Nicolas Fargues n'est pas que beau

Publié le par Maude

  
    Je ne m’étais jusque là pas fait d’avis sur l’écrivain Nicolas Fargues. Je m’amusais juste de voir ce jeune premier honorer les plateaux télés de sa mine littéraire. Pourquoi d’ailleurs inviter des auteurs vieux et moches quand on a un éventail assez conséquent de gueules d’amours intronisées par les cercles les plus influents ??!!
    Pour aller au bout de la confession, j’ajouterai que je m’amusais à établir des parentés physionomiques entre la mâchoire de l’un et le dégradé capillaire de l’autre, à établir une sorte de portrait type de l’auteur masculin à succès. Et à la manière des torchons people, je jouais aux recompositions portraitistes : prenez un Raphaël Enthoven, mélangez-le à un Florian Zeller et vous obtiendrez : un Nicolas Fargues !
    Débile ? Je l’admets sans peine. Je ne vole pas toujours haut mais je suis constamment prête à faire vaciller mes préjugés.
    Voilà donc que dans les rayons dépeuplés de ma bibliothèque de quartier, ma main tombe sur Beau rôle, l’avant dernier roman du bel auteur. Bonne joueuse, j’admets que le titre s’assoit assez ironiquement sur mes jeux puérils. La quatrième offre en outre un condensé alléchant en jouant sur l’ambiguïté de la petite annonce :
Jeune premier plus si jeune ayant connu succès public au cinéma cherche rôle aux côtés actrice célèbre. Présente signe particulier mais demande être jugé sur pièce. Metteurs en scène franco-français s’abstenir.

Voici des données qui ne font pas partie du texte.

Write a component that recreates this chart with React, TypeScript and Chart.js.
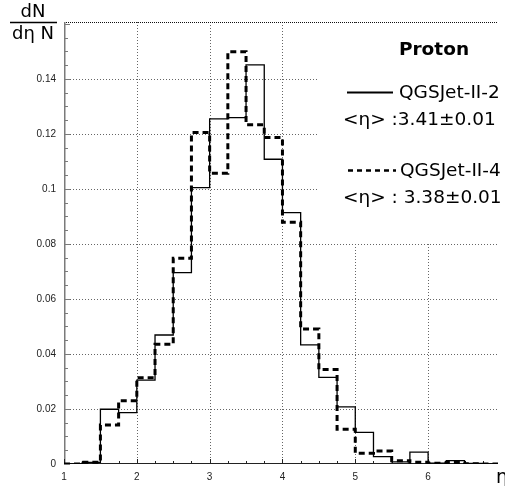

    Je me lance dans la lecture de l’ouvrage avec l’âme de la plus innocente lectrice.
    Malheur ! Les cinquante première pages me laissent de marbre : ouais, sympa, mais pas de quoi en faire un fromage… Je ne trouve ni souffle, ni style particulier. La construction narrative semble sans surprise.
    C’est juger un peu vite. L’intelligence du roman, la ruse du romancier se révèlent justement au seuil de la cinquante et unième page. Et c’est parce que ces cinquante premières pages semblent anodines, banales dans la forme et le fond que le portrait d’Antoine, jeune comédien de trente-cinq ans se révèle fin, acide et incroyablement honnête.

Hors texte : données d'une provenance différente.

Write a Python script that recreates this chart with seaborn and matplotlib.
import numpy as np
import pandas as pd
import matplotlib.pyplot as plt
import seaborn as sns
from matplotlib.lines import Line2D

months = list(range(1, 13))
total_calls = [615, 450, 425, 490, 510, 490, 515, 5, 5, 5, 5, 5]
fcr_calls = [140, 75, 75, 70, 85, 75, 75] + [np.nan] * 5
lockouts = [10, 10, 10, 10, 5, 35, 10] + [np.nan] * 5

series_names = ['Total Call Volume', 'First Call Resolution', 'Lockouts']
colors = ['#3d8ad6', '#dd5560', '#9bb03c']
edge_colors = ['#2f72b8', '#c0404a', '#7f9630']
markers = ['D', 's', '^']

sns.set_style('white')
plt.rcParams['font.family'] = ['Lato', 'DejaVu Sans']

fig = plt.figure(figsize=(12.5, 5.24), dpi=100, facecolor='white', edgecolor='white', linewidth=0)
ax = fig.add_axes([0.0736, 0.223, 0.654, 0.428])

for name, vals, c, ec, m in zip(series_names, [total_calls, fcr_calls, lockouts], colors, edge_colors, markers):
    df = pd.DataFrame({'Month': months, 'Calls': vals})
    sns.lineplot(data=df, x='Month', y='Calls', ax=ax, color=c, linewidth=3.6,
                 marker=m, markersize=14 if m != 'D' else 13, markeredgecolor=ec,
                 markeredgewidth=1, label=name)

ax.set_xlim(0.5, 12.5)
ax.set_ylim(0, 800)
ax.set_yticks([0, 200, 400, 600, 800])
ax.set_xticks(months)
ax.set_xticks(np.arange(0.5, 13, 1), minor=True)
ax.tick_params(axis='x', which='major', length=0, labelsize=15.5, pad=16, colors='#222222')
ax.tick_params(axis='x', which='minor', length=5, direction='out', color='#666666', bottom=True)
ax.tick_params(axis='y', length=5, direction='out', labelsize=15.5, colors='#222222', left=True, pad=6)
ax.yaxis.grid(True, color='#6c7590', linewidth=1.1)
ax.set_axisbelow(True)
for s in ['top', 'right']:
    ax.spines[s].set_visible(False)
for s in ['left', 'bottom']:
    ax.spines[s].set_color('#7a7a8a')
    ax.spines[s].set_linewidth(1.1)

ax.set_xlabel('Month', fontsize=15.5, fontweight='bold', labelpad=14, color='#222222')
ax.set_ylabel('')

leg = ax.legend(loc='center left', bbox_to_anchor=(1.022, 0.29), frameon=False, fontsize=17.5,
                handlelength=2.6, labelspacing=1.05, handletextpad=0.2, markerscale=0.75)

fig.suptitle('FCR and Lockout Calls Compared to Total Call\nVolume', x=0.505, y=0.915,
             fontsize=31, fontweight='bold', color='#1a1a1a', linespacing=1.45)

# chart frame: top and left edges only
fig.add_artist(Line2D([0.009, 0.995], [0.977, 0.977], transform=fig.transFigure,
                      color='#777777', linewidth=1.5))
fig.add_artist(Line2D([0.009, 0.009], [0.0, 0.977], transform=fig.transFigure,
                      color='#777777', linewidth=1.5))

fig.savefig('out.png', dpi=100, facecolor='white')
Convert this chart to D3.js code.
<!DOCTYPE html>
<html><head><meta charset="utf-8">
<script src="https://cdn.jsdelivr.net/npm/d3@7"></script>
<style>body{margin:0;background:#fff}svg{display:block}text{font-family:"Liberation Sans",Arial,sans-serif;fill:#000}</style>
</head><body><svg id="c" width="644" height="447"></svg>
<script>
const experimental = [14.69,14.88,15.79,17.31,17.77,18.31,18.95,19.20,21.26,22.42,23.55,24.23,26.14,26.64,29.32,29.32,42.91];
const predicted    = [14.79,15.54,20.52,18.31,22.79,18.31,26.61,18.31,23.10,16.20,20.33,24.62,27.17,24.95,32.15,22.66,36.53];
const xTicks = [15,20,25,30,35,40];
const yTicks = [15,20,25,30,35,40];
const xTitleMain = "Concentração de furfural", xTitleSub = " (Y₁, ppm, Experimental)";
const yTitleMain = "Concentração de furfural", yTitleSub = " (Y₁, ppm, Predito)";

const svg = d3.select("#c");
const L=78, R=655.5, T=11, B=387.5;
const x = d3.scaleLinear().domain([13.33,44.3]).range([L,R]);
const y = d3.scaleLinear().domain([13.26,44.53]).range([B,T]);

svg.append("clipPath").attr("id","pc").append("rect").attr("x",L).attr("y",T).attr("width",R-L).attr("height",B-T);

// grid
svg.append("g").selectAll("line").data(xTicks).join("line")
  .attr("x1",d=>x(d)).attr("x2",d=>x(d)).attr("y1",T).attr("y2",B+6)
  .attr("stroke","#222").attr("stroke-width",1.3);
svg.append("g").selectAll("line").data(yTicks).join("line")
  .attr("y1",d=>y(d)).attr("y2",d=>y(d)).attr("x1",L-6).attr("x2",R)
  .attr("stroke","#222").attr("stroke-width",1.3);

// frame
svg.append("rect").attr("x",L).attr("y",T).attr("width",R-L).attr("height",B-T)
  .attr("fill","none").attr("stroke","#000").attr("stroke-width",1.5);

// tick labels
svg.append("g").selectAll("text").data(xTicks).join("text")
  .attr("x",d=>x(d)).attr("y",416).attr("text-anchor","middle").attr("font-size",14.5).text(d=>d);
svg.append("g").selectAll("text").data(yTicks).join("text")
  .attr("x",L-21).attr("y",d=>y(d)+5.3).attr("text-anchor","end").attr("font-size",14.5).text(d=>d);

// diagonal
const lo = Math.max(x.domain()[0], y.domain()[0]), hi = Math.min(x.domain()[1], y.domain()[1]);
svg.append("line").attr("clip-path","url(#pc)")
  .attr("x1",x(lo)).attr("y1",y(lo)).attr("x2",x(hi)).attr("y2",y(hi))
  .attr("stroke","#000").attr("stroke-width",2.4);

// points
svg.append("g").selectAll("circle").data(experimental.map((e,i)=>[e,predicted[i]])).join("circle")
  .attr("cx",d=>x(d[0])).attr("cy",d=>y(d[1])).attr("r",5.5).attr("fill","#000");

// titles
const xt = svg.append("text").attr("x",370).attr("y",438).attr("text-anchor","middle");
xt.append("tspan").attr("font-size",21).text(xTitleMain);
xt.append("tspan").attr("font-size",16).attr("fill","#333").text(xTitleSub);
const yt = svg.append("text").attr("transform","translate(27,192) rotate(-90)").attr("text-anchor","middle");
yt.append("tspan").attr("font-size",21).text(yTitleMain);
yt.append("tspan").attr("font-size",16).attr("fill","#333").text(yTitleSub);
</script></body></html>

    La quatrième offre implicitement le mordant de l’histoire : Antoine est beau et un peu célèbre grâce au succès de son dernier film White stuff. Il est plutôt arrogant, méprisant (surtout avec la clique enseignante) et il entend coucher avec toutes les filles qu’il croise.      

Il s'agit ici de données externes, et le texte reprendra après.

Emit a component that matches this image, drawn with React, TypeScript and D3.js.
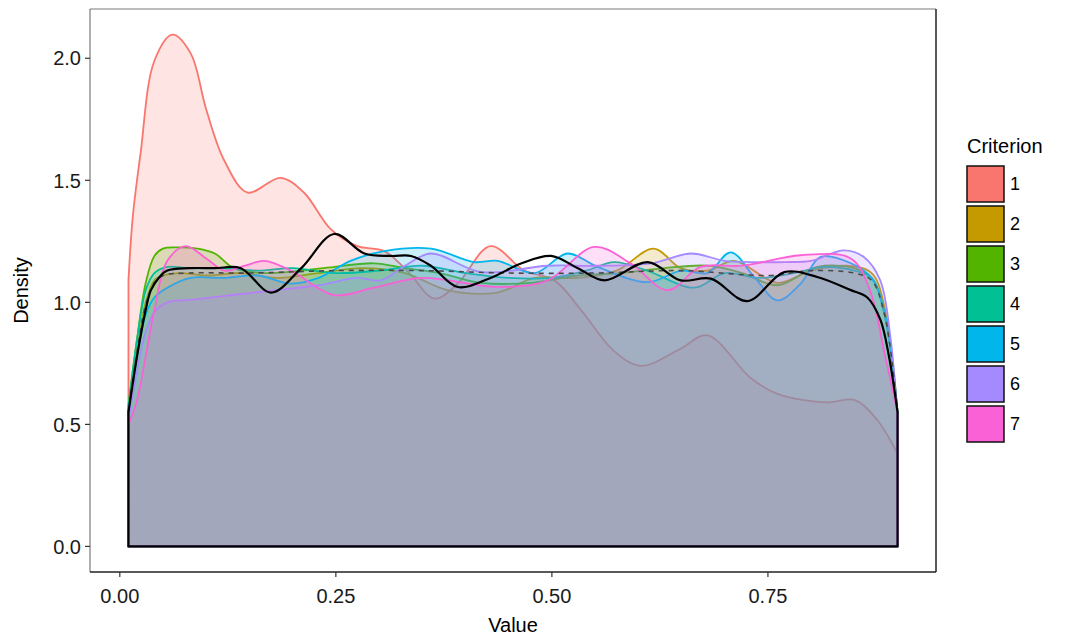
import React from "react";
import * as d3 from "d3";

// ---- data ----
const criteria = ["1", "2", "3", "4", "5", "6", "7"];
const colors = ["#F8766D", "#C49A00", "#53B400", "#00C094", "#00B6EB", "#A58AFF", "#FB61D7"];

const c1X = [0.01, 0.015, 0.024, 0.04, 0.061, 0.082, 0.1, 0.121, 0.148, 0.186, 0.213, 0.244, 0.275, 0.306, 0.335, 0.364, 0.391, 0.429, 0.468, 0.503, 0.534, 0.572, 0.603, 0.649, 0.68, 0.73, 0.761, 0.819, 0.85, 0.877, 0.9];
const c1Y = [1.09, 1.35, 1.61, 1.99, 2.097, 2.02, 1.79, 1.58, 1.45, 1.51, 1.45, 1.3, 1.23, 1.21, 1.12, 1.015, 1.077, 1.23, 1.13, 1.09, 0.967, 0.8, 0.74, 0.81, 0.865, 0.69, 0.625, 0.59, 0.6, 0.516, 0.38];

const c2X = [0.01, 0.02, 0.03, 0.04, 0.05, 0.07, 0.1, 0.14, 0.18, 0.23, 0.28, 0.33, 0.379, 0.437, 0.48, 0.53, 0.575, 0.618, 0.649, 0.68, 0.711, 0.761, 0.8, 0.84, 0.87, 0.885, 0.9];
const c2Y = [0.56, 0.8, 1.0, 1.09, 1.11, 1.12, 1.11, 1.12, 1.1, 1.12, 1.14, 1.12, 1.05, 1.04, 1.1, 1.1, 1.13, 1.22, 1.14, 1.13, 1.17, 1.08, 1.13, 1.15, 1.12, 0.98, 0.55];

const c3X = [0.01, 0.02, 0.03, 0.04, 0.05, 0.065, 0.09, 0.11, 0.132, 0.17, 0.236, 0.294, 0.33, 0.37, 0.418, 0.476, 0.53, 0.58, 0.63, 0.68, 0.72, 0.761, 0.807, 0.85, 0.87, 0.885, 0.9];
const c3Y = [0.58, 0.85, 1.08, 1.19, 1.22, 1.225, 1.22, 1.2, 1.14, 1.12, 1.14, 1.16, 1.14, 1.12, 1.08, 1.08, 1.11, 1.12, 1.14, 1.15, 1.12, 1.07, 1.145, 1.14, 1.1, 0.95, 0.55];

const c4X = [0.01, 0.02, 0.03, 0.04, 0.055, 0.08, 0.12, 0.16, 0.2, 0.25, 0.3, 0.35, 0.4, 0.45, 0.5, 0.54, 0.572, 0.61, 0.665, 0.7, 0.74, 0.78, 0.815, 0.85, 0.87, 0.885, 0.9];
const c4Y = [0.57, 0.85, 1.05, 1.12, 1.145, 1.14, 1.14, 1.13, 1.14, 1.12, 1.13, 1.15, 1.12, 1.1, 1.1, 1.13, 1.165, 1.13, 1.06, 1.12, 1.1, 1.12, 1.145, 1.13, 1.1, 0.96, 0.55];

const c5X = [0.01, 0.02, 0.03, 0.04, 0.055, 0.082, 0.12, 0.16, 0.198, 0.23, 0.267, 0.306, 0.36, 0.41, 0.437, 0.48, 0.518, 0.553, 0.611, 0.65, 0.68, 0.707, 0.735, 0.761, 0.788, 0.811, 0.846, 0.87, 0.885, 0.9];
const c5Y = [0.55, 0.78, 0.95, 1.02, 1.06, 1.1, 1.1, 1.11, 1.077, 1.1, 1.17, 1.21, 1.22, 1.165, 1.17, 1.12, 1.2, 1.145, 1.083, 1.13, 1.12, 1.205, 1.1, 1.008, 1.077, 1.186, 1.16, 1.1, 0.95, 0.55];

const c6X = [0.01, 0.02, 0.03, 0.04, 0.055, 0.082, 0.13, 0.18, 0.23, 0.275, 0.302, 0.33, 0.36, 0.418, 0.495, 0.55, 0.615, 0.661, 0.7, 0.73, 0.77, 0.8, 0.838, 0.861, 0.88, 0.892, 0.9];
const c6Y = [0.52, 0.72, 0.88, 0.96, 1.0, 1.01, 1.03, 1.05, 1.07, 1.1, 1.09, 1.15, 1.2, 1.124, 1.15, 1.15, 1.16, 1.2, 1.17, 1.165, 1.165, 1.17, 1.213, 1.186, 1.09, 0.85, 0.52];

const c7X = [0.01, 0.02, 0.03, 0.04, 0.055, 0.076, 0.1, 0.121, 0.145, 0.167, 0.198, 0.248, 0.294, 0.35, 0.437, 0.495, 0.549, 0.591, 0.634, 0.672, 0.72, 0.788, 0.846, 0.868, 0.885, 0.9];
const c7Y = [0.5, 0.6, 0.78, 0.97, 1.17, 1.23, 1.18, 1.13, 1.15, 1.17, 1.13, 1.03, 1.06, 1.1, 1.063, 1.09, 1.227, 1.16, 1.05, 1.145, 1.15, 1.193, 1.18, 1.05, 0.79, 0.55];

const overallX = [0.01, 0.02, 0.03, 0.036, 0.045, 0.055, 0.08, 0.11, 0.14, 0.175, 0.21, 0.248, 0.283, 0.314, 0.337, 0.36, 0.391, 0.429, 0.465, 0.499, 0.53, 0.561, 0.611, 0.649, 0.684, 0.726, 0.769, 0.807, 0.846, 0.865, 0.88, 0.89, 0.9];
const overallY = [0.55, 0.78, 0.97, 1.05, 1.1, 1.13, 1.14, 1.14, 1.14, 1.04, 1.14, 1.28, 1.2, 1.19, 1.19, 1.15, 1.063, 1.1, 1.16, 1.19, 1.14, 1.09, 1.165, 1.09, 1.097, 1.005, 1.124, 1.104, 1.05, 1.02, 0.93, 0.78, 0.55];

const meanX = [0.01, 0.02, 0.03, 0.04, 0.05, 0.08, 0.15, 0.25, 0.35, 0.45, 0.55, 0.65, 0.75, 0.8, 0.85, 0.87, 0.885, 0.9];
const meanY = [0.55, 0.8, 0.99, 1.08, 1.11, 1.12, 1.12, 1.13, 1.13, 1.12, 1.12, 1.13, 1.11, 1.13, 1.12, 1.09, 0.95, 0.55];

const xTicks = [0, 0.25, 0.5, 0.75];
const yTicks = [0, 0.5, 1, 1.5, 2];

const seriesX = [c1X, c2X, c3X, c4X, c5X, c6X, c7X];
const seriesY = [c1Y, c2Y, c3Y, c4Y, c5Y, c6Y, c7Y];

// ---- layout ----
const W = 1067;
const H = 636;
const panel = { left: 90, right: 936, top: 9, bottom: 572 };
const FONT = "'Liberation Sans', Arial, Helvetica, sans-serif";

function toPts(xs: number[], ys: number[]): [number, number][] {
  return xs.map((x, i) => [x, ys[i]]);
}

export default function App() {
  const allX = seriesX.flat();
  const xMin = d3.min(allX) as number;
  const xMax = d3.max(allX) as number;
  const yMax = d3.max(seriesY.flat()) as number;
  const xPad = (xMax - xMin) * 0.05;
  const yPad = yMax * 0.05;

  const x = d3.scaleLinear().domain([xMin - xPad, xMax + xPad]).range([panel.left, panel.right]);
  const y = d3.scaleLinear().domain([-yPad, yMax + yPad]).range([panel.bottom, panel.top]);

  const curve = d3.curveCatmullRom.alpha(0.5);
  const area = d3
    .area<[number, number]>()
    .x((d) => x(d[0]))
    .y0(y(0))
    .y1((d) => y(d[1]))
    .curve(curve);
  const line = d3
    .line<[number, number]>()
    .x((d) => x(d[0]))
    .y((d) => y(d[1]))
    .curve(curve);

  const outline = (pts: [number, number][]) => {
    const first = pts[0];
    const last = pts[pts.length - 1];
    return (
      `M${x(first[0])},${y(0)}L` +
      (line(pts) as string).slice(1) +
      `L${x(last[0])},${y(0)}Z`
    );
  };

  const overallPts = toPts(overallX, overallY);
  const meanPts = toPts(meanX, meanY);

  const legendX = 967;
  const keyTop = 166;
  const keyStep = 40;

  return (
    <svg
      width={W}
      height={H}
      style={{ position: "fixed", left: 0, top: 0, background: "#fff" }}
      fontFamily={FONT}
    >
      <rect x={0} y={0} width={W} height={H} fill="#fff" />
      <defs>
        <clipPath id="panelClip">
          <rect x={panel.left} y={panel.top} width={panel.right - panel.left} height={panel.bottom - panel.top} />
        </clipPath>
      </defs>

      <g clipPath="url(#panelClip)">
        {criteria.map((c, i) => {
          const pts = toPts(seriesX[i], seriesY[i]);
          return (
            <g key={c}>
              <path d={area(pts) as string} fill={colors[i]} fillOpacity={0.2} stroke="none" />
              <path d={outline(pts)} fill="none" stroke={colors[i]} strokeWidth={1.8} strokeLinejoin="round" />
            </g>
          );
        })}
        <path d={line(meanPts) as string} fill="none" stroke="#4a4a4a" strokeWidth={1.6} strokeDasharray="5,5" />
        <path d={outline(overallPts)} fill="none" stroke="#000" strokeWidth={2.2} strokeLinejoin="round" />
      </g>

      {/* panel border */}
      <line x1={panel.left} x2={panel.left} y1={panel.top} y2={panel.bottom} stroke="#7a7a7a" strokeWidth={1.2} />
      <line x1={panel.left} x2={panel.right} y1={panel.top} y2={panel.top} stroke="#7a7a7a" strokeWidth={1.2} />
      <line x1={panel.right} x2={panel.right} y1={panel.top} y2={panel.bottom} stroke="#222" strokeWidth={1.5} />
      <line x1={panel.left} x2={panel.right} y1={panel.bottom} y2={panel.bottom} stroke="#222" strokeWidth={1.5} />

      {/* y axis */}
      {yTicks.map((t) => (
        <g key={t}>
          <line x1={panel.left - 5} x2={panel.left} y1={y(t)} y2={y(t)} stroke="#333" strokeWidth={1.2} />
          <text x={panel.left - 9} y={y(t)} dy="0.36em" textAnchor="end" fontSize={20} fill="#1a1a1a">
            {d3.format(".1f")(t)}
          </text>
        </g>
      ))}
      {/* x axis */}
      {xTicks.map((t) => (
        <g key={t}>
          <line x1={x(t)} x2={x(t)} y1={panel.bottom} y2={panel.bottom + 5} stroke="#333" strokeWidth={1.2} />
          <text x={x(t)} y={panel.bottom + 31} textAnchor="middle" fontSize={20} fill="#1a1a1a">
            {d3.format(".2f")(t)}
          </text>
        </g>
      ))}

      <text x={(panel.left + panel.right) / 2} y={632} textAnchor="middle" fontSize={20} fill="#000">
        Value
      </text>
      <text
        transform={`translate(28,${(panel.top + panel.bottom) / 2}) rotate(-90)`}
        textAnchor="middle"
        fontSize={20}
        fill="#000"
      >
        Density
      </text>

      {/* legend */}
      <text x={legendX} y={153} fontSize={20} fill="#000">
        Criterion
      </text>
      {criteria.map((c, i) => (
        <g key={c}>
          <rect
            x={legendX}
            y={keyTop + i * keyStep}
            width={37}
            height={36}
            fill={colors[i]}
            stroke="#111"
            strokeWidth={1.5}
          />
          <text x={legendX + 43} y={keyTop + i * keyStep + 18} dy="0.36em" fontSize={18} fill="#000">
            {c}
          </text>
        </g>
      ))}
    </svg>
  );
}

    Mais il est aussi son envers : peu sûr de lui, terrorisé à l’idée de vieillir, abandonné par la femme qu’il aime. Il a peur de ne pas être à la hauteur de l’image qu’il donne aux autres, il interroge sans cesse sa différence - celle que je ne révèlerai pas et qui fonde la profondeur du livre-. Il porte un regard lucide sur le monde qui l’entoure mais s’arrange fort bien de la cruauté de celui-ci et s’en tire toujours avec le beau rôle.
    « Pour moi, la littérature est indissociable de l’honnêteté. » a déclaré Nicolas Fargues. Et son roman sert bien cette profession de foi. Ce portrait est d’une honnêteté absolue ; il ne fait pas l’impasse sur les petites faiblesses, les bassesses quotidiennes. Et il n’a pas non plus de complaisance pour les tourments, les drames, la monstruosité du Moi. Toutes ces choses qu’on peut reprocher aux romans (que j’adore néanmoins) d’Emmanuel Carrère.
    Le résultat est très actuel dans les problématiques traitées et dans l’écriture dénuée de tout effet, de tout artifice, collant impeccablement aux personnages.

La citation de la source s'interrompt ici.